Constructing and renovating New Zealand buildings between now and 2050 could pump out climate change pollution equivalent to one million cars on the road every year, a new report by New Zealand Green Building Council (NZGBC) has revealed today.
This figure – around three million tonnes of carbon – only includes embodied carbon, the pollution emitted during the manufacture and construction of a building and its materials, and is separate from operational carbon, emitted during the buildings’ operation for heating and lighting.
Based on publicly available data and information provided by concrete, steel, timber and other sectors, the report suggests that the construction industry could slash emissions by around 1.2 million tonnes of carbon every year – the equivalent of taking almost 500,000 cars off the road.
The New Zealand government is striving to make the country net zero carbon by 2050, in line with international agreements to tackle climate change.

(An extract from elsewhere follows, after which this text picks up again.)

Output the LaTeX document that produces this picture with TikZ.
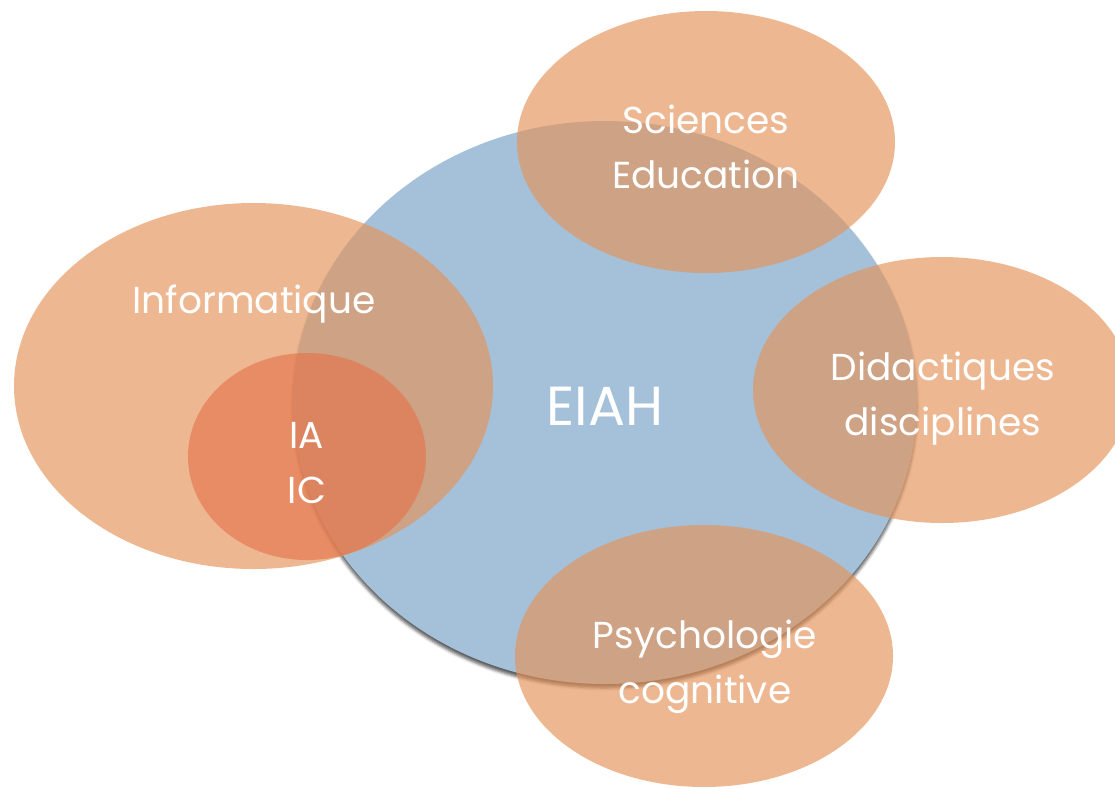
\documentclass[tikz,border=0pt]{standalone}
\usepackage{fontspec}
\setmainfont{Poppins}
\usetikzlibrary{shapes.geometric,shadows.blur}
\definecolor{blueF}{RGB}{165,193,217}
\definecolor{orangeF}{RGB}{228,146,88}
\definecolor{redF}{RGB}{228,112,71}
\tikzset{
  blob/.style={ellipse, inner sep=0pt, outer sep=0pt, draw=none},
  orangeblob/.style={blob, fill=orangeF, fill opacity=0.66},
  iablob/.style={blob, fill=redF, fill opacity=0.6},
  mainblob/.style={blob, fill=blueF, blur shadow={shadow xshift=0pt, shadow yshift=-4pt, shadow blur radius=3pt, shadow opacity=65}},
  lbl/.style={text=white, align=center, anchor=base, inner sep=0pt, font=\fontsize{37.5}{55}\selectfont},
}
\begin{document}
\begin{tikzpicture}[x=1pt,y=-1pt]
\useasboundingbox (0,0) rectangle (1115,788);
\node[mainblob, minimum width=624pt, minimum height=563pt] (eiah) at (605,402.5) {};
\node[orangeblob, minimum width=378pt, minimum height=262pt] (sci) at (706,142) {};
\node[orangeblob, minimum width=479pt, minimum height=366pt] (info) at (253.5,386) {};
\node[iablob, minimum width=238pt, minimum height=207pt] (ia) at (307,456.5) {};
\node[orangeblob, minimum width=378pt, minimum height=266pt] (dida) at (942,390) {};
\node[orangeblob, minimum width=378pt, minimum height=262pt] (psy) at (704,656) {};
\node[lbl, font=\fontsize{55}{60}\selectfont] (teiah) at (605,425) {EIAH};
\node[lbl] (tsci) at (706,188) {Sciences\\Education};
\node[lbl] (tinfo) at (254,313) {Informatique};
\node[lbl] (tia) at (307,503) {IA\\IC};
\node[lbl] (tdida) at (943,435) {Didactiques\\disciplines};
\node[lbl] (tpsy) at (705,703) {Psychologie\\cognitive};
\end{tikzpicture}
\end{document}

The report, called Under Construction: Hidden emissions and untapped potential of buildings for New Zealand’s 2050 zero carbon goal explores the impact that constructing new buildings will have on these efforts at the national level.
The report forms part of a submission to a Parliamentary Select Committee on the Government’s Zero Carbon Bill.
The new findings, combined with earlier research revealing that New Zealand’s built environment is responsible for approximately 20 percent of the country’s carbon emissions, strongly suggest that the Climate Change Commission, who will monitor and review climate pollution reduction efforts, should contain a building and construction industry expert; which NZGBC further urged in their select committee appearance today.
The report found that the “key materials contributing to embodied GHG emissions in New Zealand were found to be steel and concrete, which contribute more than 50% of the carbon footprint of both residential and non-residential construction…A collaborative effort will enable us to achieve or exceed the 40% decarbonisation potential identified in this report.”
Andrew Eagles, CEO of New Zealand Green Building Council, said: “The findings of this report clearly show that buildings and construction have to form a key part of New Zealand’s efforts to tackle climate change pollution. We simply can’t achieve our zero carbon goals without making progress on this hidden pollution.
“There is growing pressure, internationally and here in New Zealand, for construction to be cleaner and less polluting. And this report will surely only increase that pressure. We need to construct healthy, efficient buildings, and warm, dry homes, and slash carbon emissions too. And these go hand in hand. It’s now absolutely essential for the government to take a lead on decarbonising our buildings.
“They can do this in two clear ways. Firstly, by ensuring there’s a building expert on the Climate Change Commission. Secondly, as the largest and most significant building occupier in Aotearoa the government can clean up their own house, and ensure that all their buildings are climate-friendly, clean and efficient places.”
NZGBC’s report is released just weeks before the World Green Building Council (WorldGBC) is scheduled to publish a call to action report setting out a pathway to completely eliminate embodied carbon from building and construction, in line with WorldGBC’s Advancing Net Zero global project.